[Given material]:
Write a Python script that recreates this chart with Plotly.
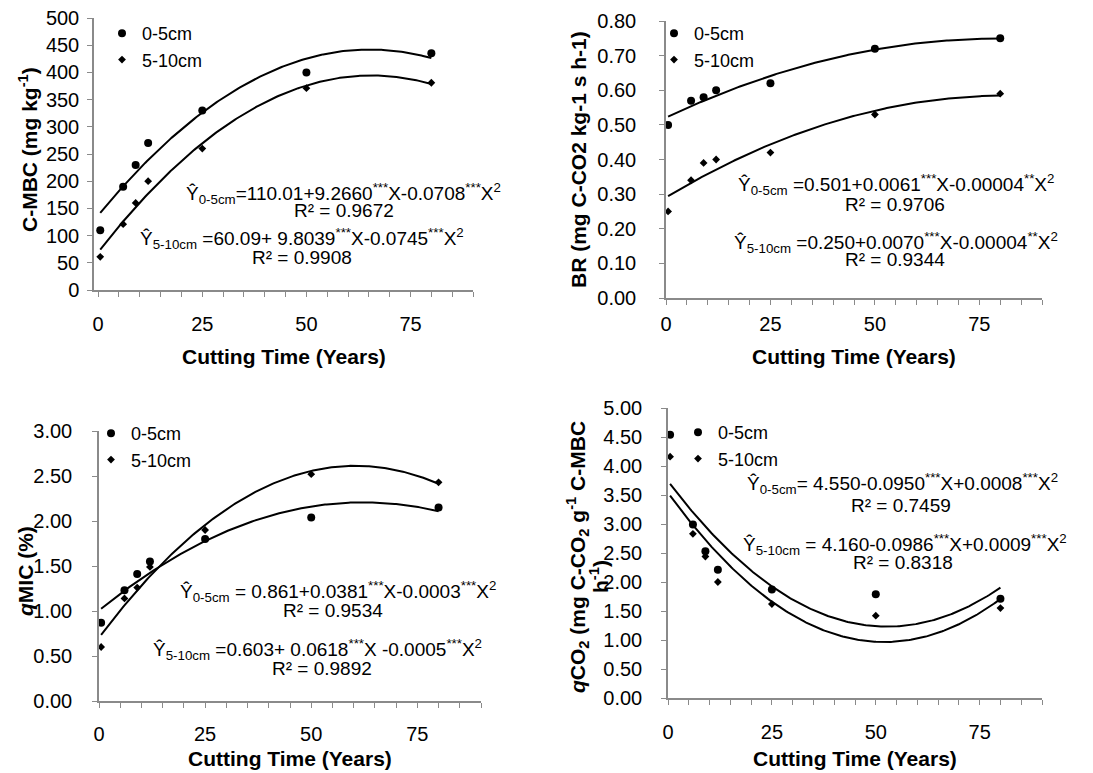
import numpy as np
import plotly.graph_objects as go

# ---------------- data ----------------
years = [0.5, 6, 9, 12, 25, 50, 80]
depth_labels = ["0-5cm", "5-10cm"]

cmbc_0_5 = [110, 190, 230, 270, 330, 400, 435]
cmbc_5_10 = [61, 121, 160, 200, 260, 371, 381]
br_0_5 = [0.50, 0.57, 0.58, 0.60, 0.62, 0.72, 0.75]
br_5_10 = [0.25, 0.34, 0.39, 0.40, 0.42, 0.53, 0.59]
qmic_0_5 = [0.87, 1.23, 1.41, 1.55, 1.80, 2.04, 2.15]
qmic_5_10 = [0.60, 1.14, 1.26, 1.49, 1.90, 2.52, 2.43]
qco2_0_5 = [4.54, 2.99, 2.53, 2.21, 1.87, 1.79, 1.71]
qco2_5_10 = [4.16, 2.83, 2.44, 2.00, 1.62, 1.42, 1.55]

x_tick_labels = [0, 25, 50, 75]

eq_cmbc = ["Ŷ<sub>0-5cm</sub>=110.01+9.2660<sup>***</sup>X-0.0708<sup>***</sup>X<sup>2</sup>", "R² = 0.9672",
           "Ŷ<sub>5-10cm</sub> =60.09+ 9.8039<sup>***</sup>X-0.0745<sup>***</sup>X<sup>2</sup>", "R² = 0.9908"]
eq_br = ["Ŷ<sub>0-5cm</sub> =0.501+0.0061<sup>***</sup>X-0.00004<sup>**</sup>X<sup>2</sup>", "R² = 0.9706",
         "Ŷ<sub>5-10cm</sub> =0.250+0.0070<sup>***</sup>X-0.00004<sup>**</sup>X<sup>2</sup>", "R² = 0.9344"]
eq_qmic = ["Ŷ<sub>0-5cm</sub> = 0.861+0.0381<sup>***</sup>X-0.0003<sup>***</sup>X<sup>2</sup>", "R² = 0.9534",
           "Ŷ<sub>5-10cm</sub> =0.603+ 0.0618<sup>***</sup>X -0.0005<sup>***</sup>X<sup>2</sup>", "R² = 0.9892"]
eq_qco2 = ["Ŷ<sub>0-5cm</sub>= 4.550-0.0950<sup>***</sup>X+0.0008<sup>***</sup>X<sup>2</sup>", "R² = 0.7459",
           "Ŷ<sub>5-10cm</sub> = 4.160-0.0986<sup>***</sup>X+0.0009<sup>***</sup>X<sup>2</sup>", "R² = 0.8318"]

# ---------------- layout helpers ----------------
W, H = 1093, 773
FONT = "Liberation Sans, Arial, sans-serif"
AXC = "#8a8a8a"


def px_x(p):
    return p / W


def px_y(p):
    return 1 - p / H


panels = [
    dict(s0=cmbc_0_5, s1=cmbc_5_10, xd=(94, 473), yd=(290, 18), xr=[-1, 90], yr=[0, 500], dt=50, fmt="d",
         xs=10, ys=4, leg=(102, 15), eqs=eq_cmbc, eqpos=[(343, 193), (344, 210), (302, 238), (302, 257)]),
    dict(s0=br_0_5, s1=br_5_10, xd=(666, 1042), yd=(298, 21), xr=[0, 90], yr=[0, 0.8], dt=0.1, fmt=".2f",
         xs=2, ys=19, leg=(654, 15), eqs=eq_br, eqpos=[(896, 184), (895, 205), (896, 243), (895, 259)]),
    dict(s0=qmic_0_5, s1=qmic_5_10, xd=(99, 481), yd=(701, 431), xr=[0, 90], yr=[0, 3], dt=0.5, fmt=".2f",
         xs=9, ys=16, leg=(91, 415), eqs=eq_qmic, eqpos=[(338, 591), (333, 610), (317, 649), (322, 668)]),
    dict(s0=qco2_0_5, s1=qco2_5_10, xd=(668, 1042), yd=(698, 408), xr=[0, 90], yr=[0, 5], dt=0.5, fmt=".2f",
         xs=10, ys=15, leg=(678, 414), eqs=eq_qco2, eqpos=[(902, 483), (901, 505), (905, 544), (903, 562)]),
]

fig = go.Figure()
annotations = []
tickvals = list(range(0, 91, 5))
ticktext = [str(v) if v in x_tick_labels else "" for v in tickvals]
xfit = np.linspace(min(years), max(years), 200)

for i, p in enumerate(panels):
    k = "" if i == 0 else str(i + 1)
    xa, ya = "x" + k, "y" + k
    legname = "legend" + k
    for j, (series, sym, size) in enumerate([(p["s0"], "circle", 8), (p["s1"], "diamond", 6)]):
        fig.add_trace(go.Scatter(
            x=years, y=series, mode="markers", name=depth_labels[j],
            marker=dict(symbol=sym, size=size, color="black"),
            xaxis=xa, yaxis=ya, legend=legname, showlegend=True))
        # quadratic trend line (least-squares fit of the plotted points)
        coef = np.polyfit(years, series, 2)
        fig.add_trace(go.Scatter(
            x=xfit, y=np.polyval(coef, xfit), mode="lines",
            line=dict(color="black", width=2), xaxis=xa, yaxis=ya,
            showlegend=False, hoverinfo="skip"))

    xdom = [px_x(p["xd"][0]), px_x(p["xd"][1])]
    ydom = [px_y(p["yd"][0]), px_y(p["yd"][1])]
    fig.layout["xaxis" + k] = dict(
        domain=xdom, range=p["xr"], anchor=ya, tickmode="array", tickvals=tickvals, ticktext=ticktext,
        showline=True, linecolor=AXC, linewidth=1.5, ticks="outside", ticklen=5, tickcolor=AXC,
        tickwidth=1.2, showgrid=False, zeroline=False, ticklabelstandoff=p["xs"], automargin=False,
        tickfont=dict(family=FONT, size=20, color="black"))
    fig.layout["yaxis" + k] = dict(
        domain=ydom, range=p["yr"], anchor=xa, dtick=p["dt"], tick0=0, tickformat=p["fmt"],
        showline=True, linecolor=AXC, linewidth=1.5, ticks="outside", ticklen=5, tickcolor=AXC,
        tickwidth=1.2, showgrid=False, zeroline=False, ticklabelstandoff=p["ys"], automargin=False,
        tickfont=dict(family=FONT, size=20, color="black"))
    fig.layout[legname] = dict(
        x=px_x(p["leg"][0]), y=px_y(p["leg"][1]), xanchor="left", yanchor="top",
        bgcolor="rgba(0,0,0,0)", itemwidth=30, tracegroupgap=0,
        font=dict(family=FONT, size=18, color="black"))

    for txt, (ex, ey) in zip(p["eqs"], p["eqpos"]):
        annotations.append(dict(text=txt, x=px_x(ex), y=px_y(ey), xref="paper", yref="paper",
                                xanchor="center", yanchor="middle", showarrow=False,
                                font=dict(family=FONT, size=19, color="black")))

    annotations.append(dict(text="<b>Cutting Time (Years)</b>",
                            x=px_x((p["xd"][0] + p["xd"][1]) / 2),
                            y=px_y(357 if i < 2 else 758), xref="paper", yref="paper",
                            xanchor="center", yanchor="middle", showarrow=False,
                            font=dict(family=FONT, size=21, color="black")))

ytitles = [
    ("<b>C-MBC (mg kg<sup>-1</sup>)</b>", 28, 150),
    ("<b>BR (mg C-CO2 kg-1 s h-1)</b>", 578, 160),
    ("<b><i>q</i>MIC (%)</b>", 25, 571),
    ("<b><i>q</i>CO<sub>2</sub> (mg C-CO<sub>2</sub> g<sup>-1</sup> C-MBC</b>", 577, 557),
    ("<b>h<sup>-1</sup>)</b>", 599, 577),
]
for txt, tx, ty in ytitles:
    annotations.append(dict(text=txt, x=px_x(tx), y=px_y(ty), xref="paper", yref="paper",
                            xanchor="center", yanchor="middle", textangle=-90, showarrow=False,
                            font=dict(family=FONT, size=21, color="black")))

fig.update_layout(
    template="none",
    width=W, height=H, margin=dict(l=0, r=0, t=0, b=0, autoexpand=False),
    paper_bgcolor="white", plot_bgcolor="white",
    annotations=annotations, font=dict(family=FONT, color="black"),
)

fig.write_html("out.html", config={"displayModeBar": False},
               post_script="document.body.style.margin='0px';")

[What you will do]:
Restate, line by line and word for word, everything from the top of the material through the line that contains "x_tick_labels = [0, 25, 50, 75]". Leave pictures out.

[Task answer]:
Write a Python script that recreates this chart with Plotly.
import numpy as np
import plotly.graph_objects as go

# ---------------- data ----------------
years = [0.5, 6, 9, 12, 25, 50, 80]
depth_labels = ["0-5cm", "5-10cm"]

cmbc_0_5 = [110, 190, 230, 270, 330, 400, 435]
cmbc_5_10 = [61, 121, 160, 200, 260, 371, 381]
br_0_5 = [0.50, 0.57, 0.58, 0.60, 0.62, 0.72, 0.75]
br_5_10 = [0.25, 0.34, 0.39, 0.40, 0.42, 0.53, 0.59]
qmic_0_5 = [0.87, 1.23, 1.41, 1.55, 1.80, 2.04, 2.15]
qmic_5_10 = [0.60, 1.14, 1.26, 1.49, 1.90, 2.52, 2.43]
qco2_0_5 = [4.54, 2.99, 2.53, 2.21, 1.87, 1.79, 1.71]
qco2_5_10 = [4.16, 2.83, 2.44, 2.00, 1.62, 1.42, 1.55]

x_tick_labels = [0, 25, 50, 75]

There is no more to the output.